_WHAT TO PRODUCE_
Exactly as written, write out the lines below from the first to the one containing "-- ++(0,15) -| (cell.north);", inclusive. Pictures do not belong in the copy.

_RECORDED DATA_

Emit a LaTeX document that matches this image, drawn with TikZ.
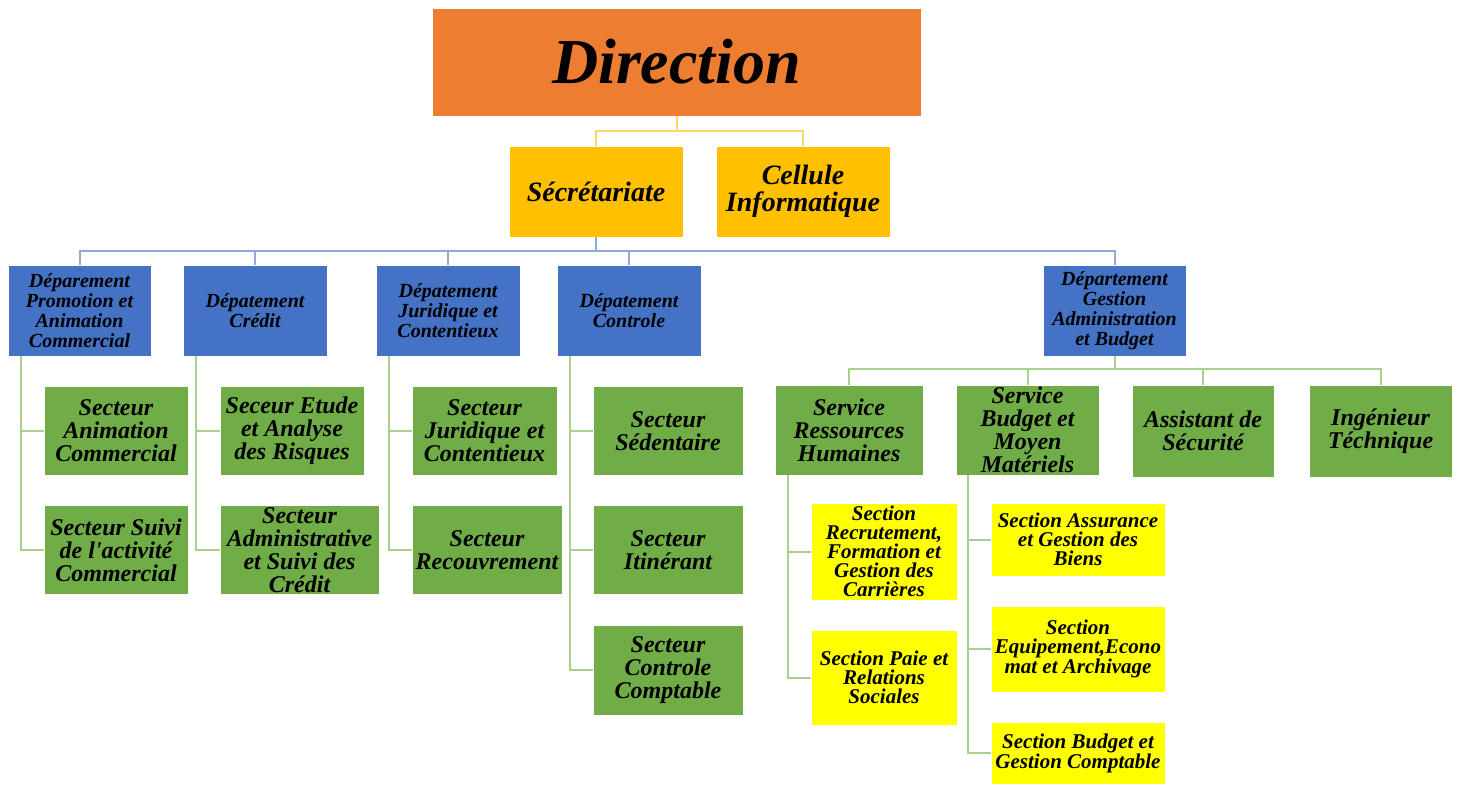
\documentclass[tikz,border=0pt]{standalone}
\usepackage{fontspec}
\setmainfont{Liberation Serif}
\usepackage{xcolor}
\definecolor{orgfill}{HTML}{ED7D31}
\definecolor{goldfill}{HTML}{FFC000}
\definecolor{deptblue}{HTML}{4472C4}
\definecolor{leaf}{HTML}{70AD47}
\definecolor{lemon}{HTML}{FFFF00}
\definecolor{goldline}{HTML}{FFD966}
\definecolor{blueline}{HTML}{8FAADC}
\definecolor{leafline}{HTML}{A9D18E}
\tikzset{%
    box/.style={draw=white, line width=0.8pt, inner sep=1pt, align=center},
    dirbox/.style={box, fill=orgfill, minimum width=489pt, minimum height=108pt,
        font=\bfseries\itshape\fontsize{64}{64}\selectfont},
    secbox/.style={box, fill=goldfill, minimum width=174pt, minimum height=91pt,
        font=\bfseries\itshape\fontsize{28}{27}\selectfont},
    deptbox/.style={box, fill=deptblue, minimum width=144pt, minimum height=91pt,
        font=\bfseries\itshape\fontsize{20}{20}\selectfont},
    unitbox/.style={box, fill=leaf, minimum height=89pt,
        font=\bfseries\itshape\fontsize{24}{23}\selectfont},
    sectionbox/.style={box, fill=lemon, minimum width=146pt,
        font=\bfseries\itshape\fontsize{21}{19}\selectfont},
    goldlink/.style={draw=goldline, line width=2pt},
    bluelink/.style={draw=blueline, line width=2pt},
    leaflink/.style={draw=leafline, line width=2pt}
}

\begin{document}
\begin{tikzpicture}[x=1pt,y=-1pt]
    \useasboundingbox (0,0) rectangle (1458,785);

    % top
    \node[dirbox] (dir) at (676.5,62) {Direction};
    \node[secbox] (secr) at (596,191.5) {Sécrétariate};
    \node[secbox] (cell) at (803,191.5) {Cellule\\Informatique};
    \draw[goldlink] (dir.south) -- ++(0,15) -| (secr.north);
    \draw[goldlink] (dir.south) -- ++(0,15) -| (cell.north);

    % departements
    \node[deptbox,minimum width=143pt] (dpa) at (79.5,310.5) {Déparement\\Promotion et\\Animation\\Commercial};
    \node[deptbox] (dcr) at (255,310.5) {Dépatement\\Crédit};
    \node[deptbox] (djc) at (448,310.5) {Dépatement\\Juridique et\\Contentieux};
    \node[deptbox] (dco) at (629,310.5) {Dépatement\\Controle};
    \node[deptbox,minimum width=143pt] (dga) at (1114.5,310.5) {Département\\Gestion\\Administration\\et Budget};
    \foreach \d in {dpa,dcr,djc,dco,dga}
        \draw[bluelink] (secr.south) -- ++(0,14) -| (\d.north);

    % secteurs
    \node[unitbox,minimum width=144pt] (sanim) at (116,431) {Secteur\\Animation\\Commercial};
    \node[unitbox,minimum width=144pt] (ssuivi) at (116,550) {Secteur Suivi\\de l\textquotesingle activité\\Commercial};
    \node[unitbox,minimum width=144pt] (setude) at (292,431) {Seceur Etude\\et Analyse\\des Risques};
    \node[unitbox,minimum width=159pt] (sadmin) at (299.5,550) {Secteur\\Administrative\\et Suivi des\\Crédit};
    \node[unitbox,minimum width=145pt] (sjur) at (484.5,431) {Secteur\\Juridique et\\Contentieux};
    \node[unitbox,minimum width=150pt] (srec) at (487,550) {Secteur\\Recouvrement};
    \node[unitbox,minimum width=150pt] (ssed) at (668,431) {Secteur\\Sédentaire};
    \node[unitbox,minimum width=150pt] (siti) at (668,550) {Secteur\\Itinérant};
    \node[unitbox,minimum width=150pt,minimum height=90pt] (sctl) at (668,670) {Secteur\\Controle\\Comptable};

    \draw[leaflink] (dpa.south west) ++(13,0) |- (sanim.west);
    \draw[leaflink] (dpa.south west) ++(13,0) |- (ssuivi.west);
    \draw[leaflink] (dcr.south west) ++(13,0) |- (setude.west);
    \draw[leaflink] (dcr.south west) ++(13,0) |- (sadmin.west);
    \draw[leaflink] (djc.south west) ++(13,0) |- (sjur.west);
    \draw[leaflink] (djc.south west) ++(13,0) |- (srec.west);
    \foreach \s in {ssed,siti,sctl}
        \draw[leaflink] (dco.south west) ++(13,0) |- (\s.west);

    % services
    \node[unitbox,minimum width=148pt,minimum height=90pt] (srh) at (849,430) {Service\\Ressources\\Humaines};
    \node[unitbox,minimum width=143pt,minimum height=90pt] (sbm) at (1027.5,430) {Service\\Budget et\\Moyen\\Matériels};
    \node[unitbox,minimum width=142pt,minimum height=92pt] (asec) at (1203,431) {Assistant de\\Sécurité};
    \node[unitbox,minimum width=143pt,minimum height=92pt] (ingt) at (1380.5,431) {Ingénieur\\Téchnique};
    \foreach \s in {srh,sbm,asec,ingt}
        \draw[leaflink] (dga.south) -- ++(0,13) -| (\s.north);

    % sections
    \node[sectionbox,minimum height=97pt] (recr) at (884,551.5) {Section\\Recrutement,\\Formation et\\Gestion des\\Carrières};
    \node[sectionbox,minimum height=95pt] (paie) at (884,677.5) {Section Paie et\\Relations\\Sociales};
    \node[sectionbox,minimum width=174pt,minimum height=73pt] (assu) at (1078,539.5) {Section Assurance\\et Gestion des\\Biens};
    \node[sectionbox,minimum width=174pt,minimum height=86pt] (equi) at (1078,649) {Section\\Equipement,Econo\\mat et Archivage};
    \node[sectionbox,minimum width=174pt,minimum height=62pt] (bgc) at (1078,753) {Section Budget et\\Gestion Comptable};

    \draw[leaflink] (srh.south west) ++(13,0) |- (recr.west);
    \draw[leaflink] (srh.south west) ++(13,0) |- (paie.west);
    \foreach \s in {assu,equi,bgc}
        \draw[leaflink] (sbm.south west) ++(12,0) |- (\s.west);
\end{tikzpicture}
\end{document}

_OUTPUT FOR THIS TASK_
Emit a LaTeX document that matches this image, drawn with TikZ.
\documentclass[tikz,border=0pt]{standalone}
\usepackage{fontspec}
\setmainfont{Liberation Serif}
\usepackage{xcolor}
\definecolor{orgfill}{HTML}{ED7D31}
\definecolor{goldfill}{HTML}{FFC000}
\definecolor{deptblue}{HTML}{4472C4}
\definecolor{leaf}{HTML}{70AD47}
\definecolor{lemon}{HTML}{FFFF00}
\definecolor{goldline}{HTML}{FFD966}
\definecolor{blueline}{HTML}{8FAADC}
\definecolor{leafline}{HTML}{A9D18E}
\tikzset{%
    box/.style={draw=white, line width=0.8pt, inner sep=1pt, align=center},
    dirbox/.style={box, fill=orgfill, minimum width=489pt, minimum height=108pt,
        font=\bfseries\itshape\fontsize{64}{64}\selectfont},
    secbox/.style={box, fill=goldfill, minimum width=174pt, minimum height=91pt,
        font=\bfseries\itshape\fontsize{28}{27}\selectfont},
    deptbox/.style={box, fill=deptblue, minimum width=144pt, minimum height=91pt,
        font=\bfseries\itshape\fontsize{20}{20}\selectfont},
    unitbox/.style={box, fill=leaf, minimum height=89pt,
        font=\bfseries\itshape\fontsize{24}{23}\selectfont},
    sectionbox/.style={box, fill=lemon, minimum width=146pt,
        font=\bfseries\itshape\fontsize{21}{19}\selectfont},
    goldlink/.style={draw=goldline, line width=2pt},
    bluelink/.style={draw=blueline, line width=2pt},
    leaflink/.style={draw=leafline, line width=2pt}
}

\begin{document}
\begin{tikzpicture}[x=1pt,y=-1pt]
    \useasboundingbox (0,0) rectangle (1458,785);

    % top
    \node[dirbox] (dir) at (676.5,62) {Direction};
    \node[secbox] (secr) at (596,191.5) {Sécrétariate};
    \node[secbox] (cell) at (803,191.5) {Cellule\\Informatique};
    \draw[goldlink] (dir.south) -- ++(0,15) -| (secr.north);
    \draw[goldlink] (dir.south) -- ++(0,15) -| (cell.north);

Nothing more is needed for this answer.